Featured image is of the Atacama Cosmology Telescope (of which Colin Hill is a collaborator) in the Atacama desert in Chile. Image credit: NASA
In this installment of These Vibes, cosmologist, musician and ex-WPRB DJ Colin Hill came in to the studio to chat with us about the cosmic microwave background (aka “the CMB”), using the early universe as a laboratory to probe fundamental physics, dark matter, and his Brooklyn-based band Memorial Gore.
Colin walked us through his life as a theoretical astrophysicist that “lives close to the data,” and what that means. He explained how the Sunyaev-Zeldovich effect blurs the cosmic microwave background, and how that tells us about the matter distribution in the universe.
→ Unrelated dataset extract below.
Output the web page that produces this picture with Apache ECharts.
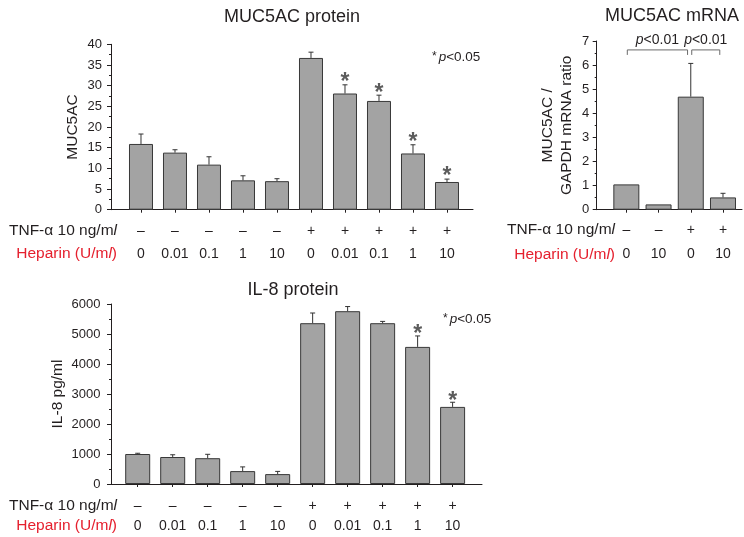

In part 2 of our interview we discussed what gravitational waves from the very early universe would do to the CMB: if theories are true, the gravitational waves would have imprinted a swirly polarization pattern in the radiation. Cosmologists are currently looking for this pattern (called “B-modes”), but there’s a big challenge. Dust – tiny particulates of carbon and silicon – in our galaxy can mimic this B-mode signal.
Furthermore, we discussed a bit about other experiments that complement the CMB, enriching our knowledge of our universe. An example is the Sloan Digital Sky Survey, which works to map the stuff in our universe.
Want to learn more about the cosmic microwave background? Here’s a great explainer video from MinutePhysics:
In the last part of the interview, we primarily discuss Colin’s music. Memorial Gore released their new album New Golden Dawn earlier this year (below), and did a wonderful live set at WPRB a couple months ago. The great Jon Solomon lead the recording (Brian and I ran around and helped out, mostly learning from the master) and posted it on his site. Full recording here.
Later in the show, Brian jumped on the mic to answer a listener’s question: how much will the melting of the polar ice caps affect the Earth’s rotation? Turns out to be a minuscule effect on the rotation of the Earth. But it’s not hard to imagine it could! Just as a figure skater will rotate more slowly with their arms stretched out than with them clutched to their chest, if the Earth’s mass is distributed more evenly across it’s surface rather than concentrated at the poles, the Earth should rotate more slowly. And indeed it will! But the effect is tiny and negligible to us.
Last, Brian discussed the effect of learning on our brains, based on the book, The Art of Changing the Brain: Enriching the Process of Teaching by Exploring the Biology of Learning, by James Zull. This book piqued our interest when Katerina Visnjic described it in our 4/5/2016 show. In Zull’s book, he explains how learning “physically changes the brain,” and if we understand how this happens, we can use it to our advantage to learn better. And, further, in utilizing these learning techniques in the classroom, we can teach better too. For example, in a great piece summarizing his book and the science behind it, Zull discusses
…the art of challenging the whole brain. Although the human brain is immensely complicated, we have known for some time that it carries out four basic functions: getting information (sensory cortex,) making meaning of information (back integrative cortex,) creating new ideas from these meanings,(front integrative cortex,) and acting on those ideas (motor cortex.) From this I propose that there are four pillars of human learning: gathering, analyzing, creating, and acting.
We’re both big science, and science education, nerds over here at TVR2C, so you can imagine we’re pretty in to The Art of Changing the Brain.